What is the optimal production plan for the year


Homework: Industrial Engineering and Engineering Management Department- Supply Chain Management

Black Eagles is one of the biggest manufacturers of toys. Managers at Black Eagles are working on planning their demand and supply for the next year accordingly. Monthly demand forecast in the next 12 months is given as follows:

Month

Demand

1

10,000

2

11,000

3

15,000

4

18,000

5

25,000

6

26,000

7

30,000

8

29,000

9

21,000

10

18,000

11

14,000

12

11,000

Capacity at Black Eagles is managed by the number of machine operators they hire. The company works eight hours a day for 20 days in a month with a regular operating shift. Any time beyond that is considered overtime. Regular time pay is $15 per employee and overtime is $22 per hour. Each employee can work overtime up to 20 hours per month. Black Eagles currently has 250 employees. Two labor hours are needed to produce a toy. The inventory cost is $3 for a month. Materials cost is $40 for a toy. The retail price of a toy is $125. It is assumed that no stockouts are allowed and the starting inventory in January is 5,000 units and the desired ending inventory in December is also 5,000 units.

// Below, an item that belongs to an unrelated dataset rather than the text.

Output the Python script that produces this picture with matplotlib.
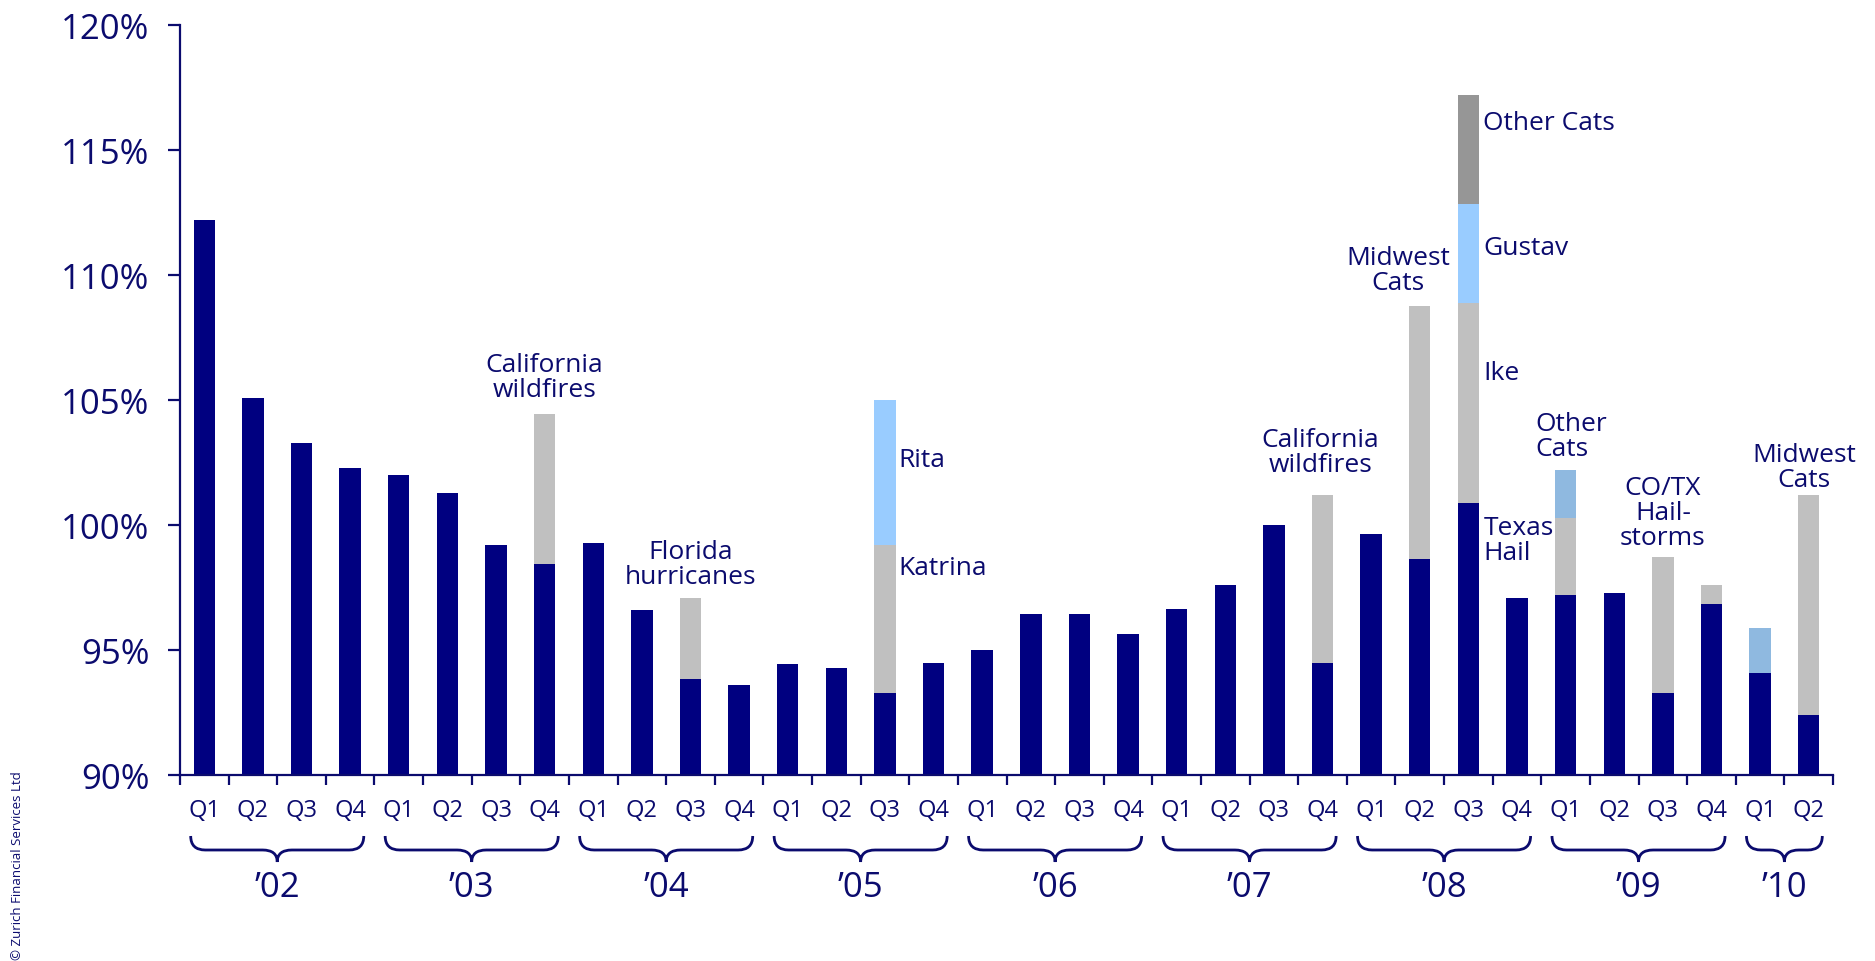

Note: The cost of hiring a new labor is $1,000; while the cost of laying off a labor is $2,000. No stockout and no subcontracting is allowed.
According to the market study, a promotion dropping prices by 1% in a given month will increase sales in that month by 20%, and bring forward 10% demand from each of the following two months.

1) What is the optimal production plan for the year if we assume no promotions? What is the annual profit from this plan? What is the cost of this plan?

2) Is it better to promote in April or July? How much increase in profit can be achieved as a result?

3) If toys are sold for $250 instead of $125, does the decision about the timing of the promotion change? Why?